Director Sabrina Van Tassel powerful documentary, Missing From Fire Trail Road, examines the devastating case of Mary Ellen Johnson-Davis, an Indigenous woman who disappeared from the Tulalip Reservation of Tulalip, Washington in 2020. Johnson-Davis is far from the only case of this nature, as Van Tassel’s film sheds a much-needed light on the epidemic of missing and murdered Indigenous women in the United States.
Told through the perspective of those involved (the families and local law enforcement officers), the documentary aligns itself with the families and community, all of whom are in continuous pain. Mary Ellen’s sisters (Nona Blouin and Gerry Davis), agreed to participate in the documentary hoping to (as Davis states), “put her story out there and keep her alive.”
Missing From Fire Trail Road premieres tonight (June 8) at the Tribeca festival and will be shown in many tribal lands across the country. Mary Ellen’s sisters and director Van Tassel want to go beyond awareness. The director, and the activists helping her, have committed to use their work to keep the spotlight on the unsolved and ignored cases of Indigenous women who have gone missing.

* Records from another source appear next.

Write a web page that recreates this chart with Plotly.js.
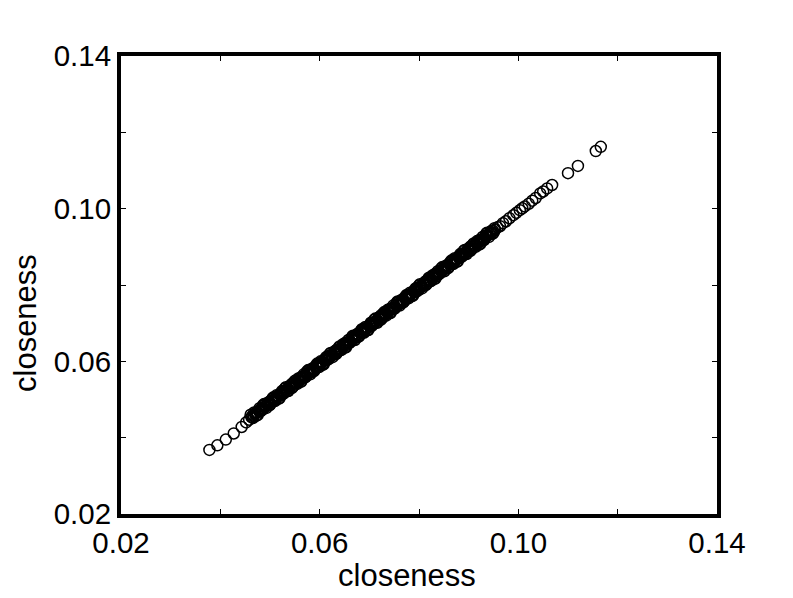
<!DOCTYPE html>
<html>
<head>
<meta charset="utf-8">
<script src="https://cdn.plot.ly/plotly-3.0.1.min.js"></script>
<style>html,body{margin:0;padding:0;background:#fff;}#chart{width:793px;height:598px;}</style>
</head>
<body>
<div id="chart"></div>
<script>
// closeness (x) vs closeness (y)
const xCloseness = [
0.0378,0.0394,0.0411,0.0427,0.0443,0.0452,0.0458,0.0463,0.0467,0.0471,0.0474,0.0478,
0.0483,0.0486,0.0490,0.0492,0.0495,0.0499,0.0502,0.0504,0.0508,0.0511,0.0513,0.0517,
0.0520,0.0522,0.0526,0.0529,0.0531,0.0535,0.0538,0.0540,0.0544,0.0547,0.0549,0.0553,
0.0556,0.0558,0.0562,0.0565,0.0567,0.0571,0.0574,0.0576,0.0580,0.0583,0.0585,0.0589,
0.0592,0.0594,0.0598,0.0601,0.0603,0.0607,0.0610,0.0612,0.0616,0.0619,0.0621,0.0625,
0.0628,0.0630,0.0634,0.0637,0.0639,0.0643,0.0646,0.0648,0.0652,0.0655,0.0657,0.0661,
0.0664,0.0666,0.0670,0.0673,0.0675,0.0679,0.0682,0.0684,0.0688,0.0691,0.0693,0.0697,
0.0700,0.0702,0.0706,0.0709,0.0711,0.0715,0.0718,0.0720,0.0724,0.0727,0.0729,0.0733,
0.0736,0.0738,0.0742,0.0745,0.0747,0.0751,0.0754,0.0756,0.0760,0.0763,0.0765,0.0769,
0.0772,0.0774,0.0778,0.0781,0.0783,0.0787,0.0790,0.0792,0.0796,0.0799,0.0801,0.0805,
0.0808,0.0810,0.0814,0.0817,0.0819,0.0823,0.0826,0.0828,0.0832,0.0835,0.0837,0.0841,
0.0844,0.0846,0.0850,0.0853,0.0855,0.0859,0.0862,0.0864,0.0868,0.0871,0.0873,0.0877,
0.0880,0.0882,0.0886,0.0889,0.0891,0.0895,0.0898,0.0900,0.0904,0.0907,0.0909,0.0913,
0.0916,0.0918,0.0922,0.0925,0.0928,0.0931,0.0934,
0.0938,0.0942,0.0945,0.0949,0.0953,0.0958,0.0963,0.0969,0.0975,0.0982,0.0990,0.0996,
0.1003,0.1008,0.1013,0.1021,0.1028,0.1035,0.1044,0.1050,0.1058,0.1068,
0.1100,0.1120,0.1156,0.1166,
0.0461,0.0466,0.0470,0.0475,0.0479,0.0484,0.0488,0.0493,0.0497,0.0501,
0.0506,0.0510,0.0515,0.0519,0.0524,0.0528,0.0532,0.0537,0.0541,0.0546,
0.0550,0.0555,0.0559,0.0563,0.0568,0.0572,0.0577,0.0581,0.0586,0.0590,
0.0595,0.0599,0.0604,0.0608,0.0613,0.0617,0.0622,0.0626,0.0631,0.0635,
0.0640,0.0644,0.0649,0.0653,0.0658,0.0662,0.0667,0.0671,0.0676,0.0680,
0.0685,0.0689,0.0694,0.0698,0.0703,0.0707,0.0712,0.0716,0.0721,0.0725,
0.0730,0.0734,0.0739,0.0743,0.0748,0.0752,0.0757,0.0761,0.0766,0.0770,
0.0775,0.0779,0.0784,0.0788,0.0793,0.0797,0.0802,0.0806,0.0811,0.0815,
0.0820,0.0824,0.0829,0.0833,0.0838,0.0842,0.0847,0.0851,0.0856,0.0860,
0.0865,0.0869,0.0874,0.0878,0.0883,0.0887,0.0892,0.0896,0.0901,0.0905,
0.0910,0.0914,0.0919,0.0923,0.0928,0.0932,0.0937,0.0941,0.0946,0.0950,
0.0463,0.0468,0.0472,0.0477,0.0481,0.0486,0.0490,0.0495,0.0499,0.0504,
0.0508,0.0513,0.0517,0.0521,0.0526,0.0530,0.0535,0.0539,0.0544,0.0548,
0.0553,0.0557,0.0561,0.0566,0.0570,0.0575,0.0579,0.0584,0.0588,0.0593,
0.0597,0.0602,0.0606,0.0611,0.0615,0.0620,0.0624,0.0629,0.0633,0.0638,
0.0642,0.0647,0.0651,0.0656,0.0660,0.0665,0.0669,0.0674,0.0678,0.0683,
0.0687,0.0692,0.0696,0.0701,0.0705,0.0710,0.0714,0.0719,0.0723,0.0728,
0.0732,0.0737,0.0741,0.0746,0.0750,0.0755,0.0759,0.0764,0.0768,0.0773,
0.0777,0.0782,0.0786,0.0791,0.0795,0.0800,0.0804,0.0809,0.0813,0.0818,
0.0822,0.0827,0.0831,0.0836,0.0840,0.0845,0.0849,0.0854,0.0858,0.0863,
0.0867,0.0872,0.0876,0.0881,0.0885,0.0890,0.0894,0.0899,0.0903,0.0908,
0.0912,0.0917,0.0921,0.0926,0.0930,0.0935,0.0939,0.0944,0.0948,0.0952
];
const yCloseness = [
0.0368,0.0380,0.0395,0.0411,0.0428,0.0440,0.0447,0.0455,0.0457,0.0463,0.0466,0.0470,
0.0477,0.0475,0.0486,0.0483,0.0487,0.0486,0.0497,0.0494,0.0505,0.0499,0.0506,0.0508,
0.0514,0.0511,0.0522,0.0520,0.0523,0.0522,0.0533,0.0530,0.0541,0.0535,0.0542,0.0544,
0.0550,0.0547,0.0558,0.0556,0.0559,0.0558,0.0569,0.0566,0.0577,0.0571,0.0578,0.0580,
0.0586,0.0583,0.0594,0.0592,0.0595,0.0594,0.0605,0.0602,0.0613,0.0607,0.0614,0.0616,
0.0622,0.0619,0.0630,0.0628,0.0631,0.0630,0.0641,0.0638,0.0649,0.0643,0.0650,0.0652,
0.0658,0.0655,0.0666,0.0664,0.0667,0.0666,0.0677,0.0674,0.0685,0.0679,0.0686,0.0688,
0.0694,0.0691,0.0702,0.0700,0.0703,0.0702,0.0713,0.0710,0.0721,0.0715,0.0722,0.0724,
0.0730,0.0727,0.0738,0.0736,0.0739,0.0738,0.0749,0.0746,0.0757,0.0751,0.0758,0.0760,
0.0766,0.0763,0.0774,0.0772,0.0775,0.0774,0.0785,0.0782,0.0793,0.0787,0.0794,0.0796,
0.0802,0.0799,0.0810,0.0808,0.0811,0.0810,0.0821,0.0818,0.0829,0.0823,0.0830,0.0832,
0.0838,0.0835,0.0846,0.0844,0.0847,0.0846,0.0857,0.0854,0.0865,0.0859,0.0866,0.0868,
0.0874,0.0871,0.0882,0.0880,0.0883,0.0882,0.0893,0.0890,0.0901,0.0895,0.0902,0.0904,
0.0910,0.0907,0.0918,0.0916,0.0920,0.0918,0.0929,
0.0931,0.0935,0.0936,0.0942,0.0944,0.0951,0.0954,0.0962,0.0967,0.0975,0.0983,0.0989,
0.0996,0.1001,0.1006,0.1013,0.1021,0.1028,0.1040,0.1045,0.1053,0.1062,
0.1093,0.1112,0.1151,0.1162,
0.0460,0.0452,0.0464,0.0459,0.0477,0.0473,0.0488,0.0478,0.0493,0.0488,
0.0505,0.0496,0.0509,0.0503,0.0522,0.0517,0.0532,0.0522,0.0537,0.0533,
0.0549,0.0541,0.0553,0.0547,0.0566,0.0561,0.0577,0.0566,0.0582,0.0577,
0.0594,0.0585,0.0598,0.0592,0.0611,0.0606,0.0622,0.0611,0.0627,0.0622,
0.0639,0.0630,0.0643,0.0637,0.0656,0.0651,0.0667,0.0656,0.0672,0.0667,
0.0684,0.0675,0.0688,0.0682,0.0701,0.0696,0.0712,0.0701,0.0717,0.0712,
0.0729,0.0720,0.0733,0.0727,0.0746,0.0741,0.0757,0.0746,0.0762,0.0757,
0.0774,0.0765,0.0778,0.0772,0.0791,0.0786,0.0802,0.0791,0.0807,0.0802,
0.0819,0.0810,0.0823,0.0817,0.0836,0.0831,0.0847,0.0836,0.0852,0.0847,
0.0864,0.0855,0.0868,0.0862,0.0881,0.0876,0.0892,0.0881,0.0897,0.0892,
0.0909,0.0900,0.0913,0.0907,0.0926,0.0921,0.0937,0.0926,0.0942,0.0937,
0.0453,0.0466,0.0457,0.0470,0.0469,0.0485,0.0481,0.0490,0.0485,0.0501,
0.0498,0.0511,0.0502,0.0514,0.0514,0.0529,0.0526,0.0534,0.0530,0.0545,
0.0543,0.0555,0.0546,0.0559,0.0558,0.0574,0.0570,0.0579,0.0574,0.0590,
0.0587,0.0600,0.0591,0.0604,0.0603,0.0619,0.0615,0.0624,0.0619,0.0635,
0.0632,0.0645,0.0636,0.0649,0.0648,0.0664,0.0660,0.0669,0.0664,0.0680,
0.0677,0.0690,0.0681,0.0694,0.0693,0.0709,0.0705,0.0714,0.0709,0.0725,
0.0722,0.0735,0.0726,0.0739,0.0738,0.0754,0.0750,0.0759,0.0754,0.0770,
0.0767,0.0780,0.0771,0.0784,0.0783,0.0799,0.0795,0.0804,0.0799,0.0815,
0.0812,0.0825,0.0816,0.0829,0.0828,0.0844,0.0840,0.0849,0.0844,0.0860,
0.0857,0.0870,0.0861,0.0874,0.0873,0.0889,0.0885,0.0894,0.0889,0.0905,
0.0902,0.0915,0.0906,0.0919,0.0918,0.0934,0.0930,0.0939,0.0934,0.0949
];
const tickValues = [0.02,0.04,0.06,0.08,0.10,0.12,0.14];
const tickLabels = ['0.02','','0.06','','0.10','','0.14'];
const axisTitle = 'closeness';

const fontFam = '"Liberation Sans", Arial, sans-serif';
const axisCommon = {
  range:[0.02,0.14], tickmode:'array', tickvals:tickValues, ticktext:tickLabels,
  showline:true, linewidth:4, linecolor:'#000', mirror:'ticks',
  ticks:'inside', ticklen:5, tickwidth:1, tickcolor:'#000',
  showgrid:false, zeroline:false, tickfont:{family:fontFam,size:29.5,color:'#000'},
  automargin:false
};
const data = [{
  type:'scatter', mode:'markers', x:xCloseness, y:yCloseness,
  marker:{symbol:'circle-open', size:11, color:'#000', line:{width:1.5,color:'#000'}},
  hoverinfo:'skip'
}];
const layout = {
  width:793, height:598,
  margin:{l:121, r:76, t:56, b:84},
  paper_bgcolor:'#fff', plot_bgcolor:'#fff', showlegend:false,
  font:{family:fontFam,color:'#000'},
  xaxis:axisCommon,
  yaxis:Object.assign({}, axisCommon),
  annotations:[
    {text:axisTitle, xref:'paper', yref:'paper', x:0.4799, y:-0.1332, xanchor:'center', yanchor:'middle',
     showarrow:false, font:{family:fontFam,size:31,color:'#000'}},
    {text:axisTitle, xref:'paper', yref:'paper', x:-0.1611, y:0.417, xanchor:'center', yanchor:'middle',
     textangle:-90, showarrow:false, font:{family:fontFam,size:31,color:'#000'}}
  ]
};
Plotly.newPlot('chart', data, layout, {staticPlot:true, displayModeBar:false});
</script>
</body>
</html>
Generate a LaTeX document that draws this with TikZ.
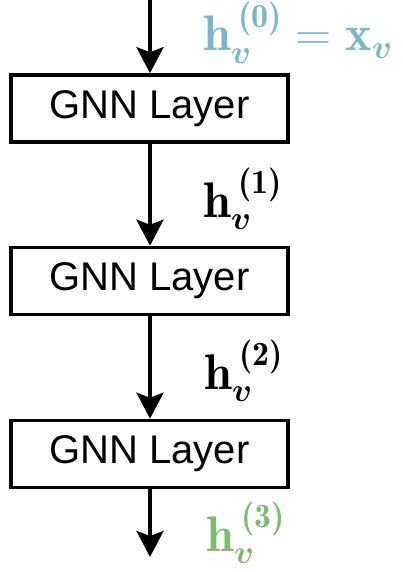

The film shines a light on the hypocrisy of the media when it comes to missing Native American women. When the victims are White, their stories almost always become nationwide news. Rivers are dragged. The entire state is searched. All resources are used to their full potential. When the victims are Native American, there is rarely (if any) coverage and even less help.
Mary Ellen Johnson-Davis’ family justifiably hounds local authorities for answers, but their pleas too often fall on deaf ears; a fate that befalls almost all families of missing and murdered Indigenous women. Arrests in these cases are rare, and convictions are virtually nonexistent. Quite simply, the F.B.I. and the United States Government are not interested. The heartbreaking link between the Johnson-Davis’ family and all the Native American families who are affected by these tragedies is a sentence too often repeated, “I don’t know who to ask. I don’t know where to turn.”
There is a significant lack of response from law enforcement. Even with the victims who are found (always dead), the police do nothing to investigate. The families and friends of the missing and murdered are forced to stand alone in their fight for justice.
Make no mistake, Mary Ellen Johnson-Davis’s unsolved disappearance is not a ‘True Crime’’ case. She was a daughter, a sister, and (by all accounts) a troubled soul who became a light to her community. As the film follows many of her family members retracing the areas where she was last seen, they speak to her spirit in the face of a hard life. Each remembrance paints a picture of a young girl who was torn from her mother, grew up with drug issues and a bad husband, yet did her best to overcome the darkness in her life; being the best sister and auntie she could be. Mary Ellen was a light in her own darkness.
Sabrina Van Tassel expertly humanizes Mary Ellen Johnson-Davis and her family and friends, giving them all a voice. Her subject’s life (and the lives of every missing Indigenous woman) meant something and this is the power that comes through so strongly by Van Tassel’s intimate direction.
It is tragic to know we live in a country where violence against the Native American people is an accepted occurrence. As the film shows, it is (and always has been) racism that fuels the authorities’ indifference to these crimes. This detachment allows for open season on the Indigenous women of America; a sickening reality that has plagued this bigoted nation since colonization.
The film traces the history of abuse and racism back to the Catholic boarding schools that tried to erase the Native American culture. When the U.S. Army unlawfully put the Indigenous people on reservations, it wasn’t for their safety. It was to keep them down and to break their spirit. The director examines how these historical horrors are the essence of the trauma that was born into future generations of this country’s Indigenous people; a history that has long been buried and a cycle that needs to be broken.
The Native American culture has only its youth to carry on their traditions and do their best to overcome centuries of oppression. The essence of their way of life must be taught and it must endure. Truly, the purposeful lack of concern from law enforcement is the beast that is killing the beauty.
The state of Washington lists 122 active missing person cases of Indigenous people, with most missing for over two years. This is an urgent and ongoing crisis and its effects on Native communities needs to be addressed. Van Tassel’s documentary argues for mainstream attention to Mary Ellen’s case and on all the cases of missing and murdered Indigenous women. Everyone, especially the police and the F.B.I. should be on the frontlines. It is revealed that the F.B.I. does not even keep files on these cases.
As the American government continues to neglect and suppress the Native American people, Missing From Fire Trail Road uses the voices of Mary Ellen Johnson-Davis’ family and friends to keep her spirit alive. While their stories are tragic and the mysteries behind her fate are heartbreaking, something beautiful can be found in the selfless dedication to their fallen sister.